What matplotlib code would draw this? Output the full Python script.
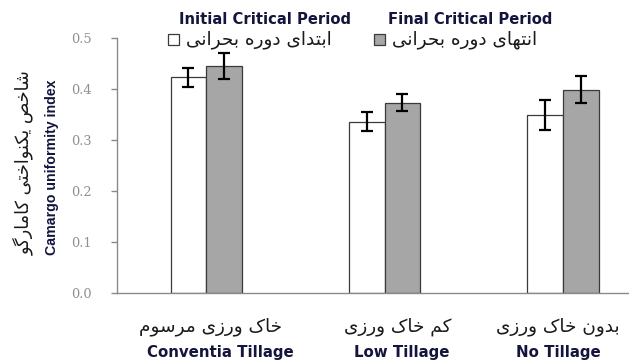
import matplotlib
matplotlib.use("Agg")
import matplotlib.pyplot as plt
import matplotlib.transforms as mtransforms
from matplotlib.patches import Rectangle
import numpy as np

# ---------------- data ----------------
cats_en = ["Conventia Tillage", "Low Tillage", "No Tillage"]
cats_fa = ["خاک ورزی مرسوم", "کم خاک ورزی", "بدون خاک ورزی"]
initial_vals = [0.423, 0.336, 0.349]
initial_err = [0.019, 0.018, 0.029]
final_vals = [0.445, 0.373, 0.399]
final_err = [0.026, 0.017, 0.027]
series_en = ["Initial Critical Period", "Final Critical Period"]
series_fa = ["ابتدای دوره بحرانی", "انتهای دوره بحرانی"]
ylabel_en = "Camargo uniformity index"
ylabel_fa = "شاخص یکنواختی کامارگو"
yticks = [0.0, 0.1, 0.2, 0.3, 0.4, 0.5]

# ------------- Persian shaping (presentation forms, visual order) -------------
FORMS = {
    'ا': (0xFE8D, 0xFE8E, None, None),
    'ب': (0xFE8F, 0xFE90, 0xFE91, 0xFE92),
    'ت': (0xFE95, 0xFE96, 0xFE97, 0xFE98),
    'ح': (0xFEA1, 0xFEA2, 0xFEA3, 0xFEA4),
    'خ': (0xFEA5, 0xFEA6, 0xFEA7, 0xFEA8),
    'د': (0xFEA9, 0xFEAA, None, None),
    'ر': (0xFEAD, 0xFEAE, None, None),
    'ز': (0xFEAF, 0xFEB0, None, None),
    'س': (0xFEB1, 0xFEB2, 0xFEB3, 0xFEB4),
    'ش': (0xFEB5, 0xFEB6, 0xFEB7, 0xFEB8),
    'ص': (0xFEB9, 0xFEBA, 0xFEBB, 0xFEBC),
    'م': (0xFEE1, 0xFEE2, 0xFEE3, 0xFEE4),
    'ن': (0xFEE5, 0xFEE6, 0xFEE7, 0xFEE8),
    'ه': (0xFEE9, 0xFEEA, 0xFEEB, 0xFEEC),
    'و': (0xFEED, 0xFEEE, None, None),
    'ی': (0xFBFC, 0xFBFD, 0xFBFE, 0xFBFF),
    'ک': (0xFB8E, 0xFB8F, 0xFB90, 0xFB91),
    'گ': (0xFB92, 0xFB93, 0xFB94, 0xFB95),
}


def joins_forward(c):
    f = FORMS.get(c)
    return f is not None and f[2] is not None


def shape(text):
    out = []
    n = len(text)
    for i, c in enumerate(text):
        f = FORMS.get(c)
        if f is None:
            out.append(c)
            continue
        prev_j = i > 0 and joins_forward(text[i - 1])
        next_j = (f[2] is not None) and i + 1 < n and text[i + 1] in FORMS
        if prev_j and next_j:
            code = f[3]
        elif prev_j:
            code = f[1]
        elif next_j:
            code = f[2]
        else:
            code = f[0]
        out.append(chr(code))
    return "".join(reversed(out))


# ---------------- figure ----------------
W, H = 629, 361
fig = plt.figure(figsize=(W / 100, H / 100), dpi=100)
fig.patch.set_facecolor("white")


def fx(px):
    return px / W


def fy(py):
    return 1 - py / H


ax = fig.add_axes([fx(117), fy(293), fx(629) - fx(117), fy(38) - fy(293)])

x = np.arange(len(cats_en))
bw = 0.2
gray_c = "#a6a6a6"
edge_c = "#3a3a3a"
ax.bar(x - bw / 2, initial_vals, bw, color="white", edgecolor=edge_c, linewidth=0.9, zorder=2)
ax.bar(x + bw / 2, final_vals, bw, color=gray_c, edgecolor=edge_c, linewidth=0.9, zorder=2)
ax.errorbar(x - bw / 2, initial_vals, yerr=initial_err, fmt="none", ecolor="black",
            elinewidth=1.6, capsize=4, capthick=1.6, zorder=3)
ax.errorbar(x + bw / 2, final_vals, yerr=final_err, fmt="none", ecolor="black",
            elinewidth=1.6, capsize=4, capthick=1.6, zorder=3)

ax.set_xlim(-0.5, 2.37)
ax.set_ylim(0, 0.5)
ax.set_yticks(yticks)
ax.set_yticklabels([f"{v:.1f}" for v in yticks], family="DejaVu Serif",
                   fontsize=9.3, color="#8f8f8f")
ax.set_xticks([])
for s in ["top", "right"]:
    ax.spines[s].set_visible(False)
for s in ["left", "bottom"]:
    ax.spines[s].set_color("#8a8a8a")
    ax.spines[s].set_linewidth(1.0)
ax.tick_params(axis="y", length=4, width=1.0, color="#8a8a8a", pad=14)

navy = "#14143c"
fa_color = "#1a1a1a"

# category labels (small pixel nudges to follow the reference placement)
en_dx = [14, 17, -5]
fa_dx = [4, 13, -5]
for i in range(len(cats_en)):
    t_en = mtransforms.offset_copy(
        mtransforms.blended_transform_factory(ax.transData, fig.transFigure),
        fig=fig, x=en_dx[i], y=0, units="dots")
    t_fa = mtransforms.offset_copy(
        mtransforms.blended_transform_factory(ax.transData, fig.transFigure),
        fig=fig, x=fa_dx[i], y=0, units="dots")
    ax.text(x[i], fy(327), shape(cats_fa[i]), transform=t_fa, ha="center", va="center",
            family="DejaVu Sans", fontsize=13.3, color=fa_color, clip_on=False)
    ax.text(x[i], fy(352), cats_en[i], transform=t_en, ha="center", va="center",
            family="DejaVu Sans", fontweight="bold", fontsize=10.8, color=navy, clip_on=False)

# y labels
fig.text(fx(52), fy(167), ylabel_en, rotation=90, ha="center", va="center",
         family="Liberation Sans", fontweight="bold", fontsize=10.2, color=navy)
fig.text(fx(23), fy(163), shape(ylabel_fa), rotation=90, ha="center", va="center",
         family="DejaVu Sans", fontsize=12.8, color=fa_color)

# legend
header_x = [265, 470]
sq_x = [168, 374]
sq_colors = ["white", gray_c]
for k in range(2):
    fig.text(fx(header_x[k]), fy(20), series_en[k], ha="center", va="center",
             family="DejaVu Sans", fontweight="bold", fontsize=10.6, color=navy)
    fig.patches.append(Rectangle((fx(sq_x[k]), fy(45)), fx(11), 11 / H,
                                 transform=fig.transFigure, facecolor=sq_colors[k],
                                 edgecolor=edge_c, linewidth=0.9))
    fig.text(fx(sq_x[k] + 18), fy(40), shape(series_fa[k]), ha="left", va="center",
             family="DejaVu Sans", fontsize=13.3, color=fa_color)

fig.savefig("out.png", dpi=100)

________________________________________

Your task =
Emit the lines of the material exactly, from its first line to the line containing "yticks = [0.0, 0.1, 0.2, 0.3, 0.4, 0.5]", inclusive; leave every picture out.

Result of the task =
What matplotlib code would draw this? Output the full Python script.
import matplotlib
matplotlib.use("Agg")
import matplotlib.pyplot as plt
import matplotlib.transforms as mtransforms
from matplotlib.patches import Rectangle
import numpy as np

# ---------------- data ----------------
cats_en = ["Conventia Tillage", "Low Tillage", "No Tillage"]
cats_fa = ["خاک ورزی مرسوم", "کم خاک ورزی", "بدون خاک ورزی"]
initial_vals = [0.423, 0.336, 0.349]
initial_err = [0.019, 0.018, 0.029]
final_vals = [0.445, 0.373, 0.399]
final_err = [0.026, 0.017, 0.027]
series_en = ["Initial Critical Period", "Final Critical Period"]
series_fa = ["ابتدای دوره بحرانی", "انتهای دوره بحرانی"]
ylabel_en = "Camargo uniformity index"
ylabel_fa = "شاخص یکنواختی کامارگو"
yticks = [0.0, 0.1, 0.2, 0.3, 0.4, 0.5]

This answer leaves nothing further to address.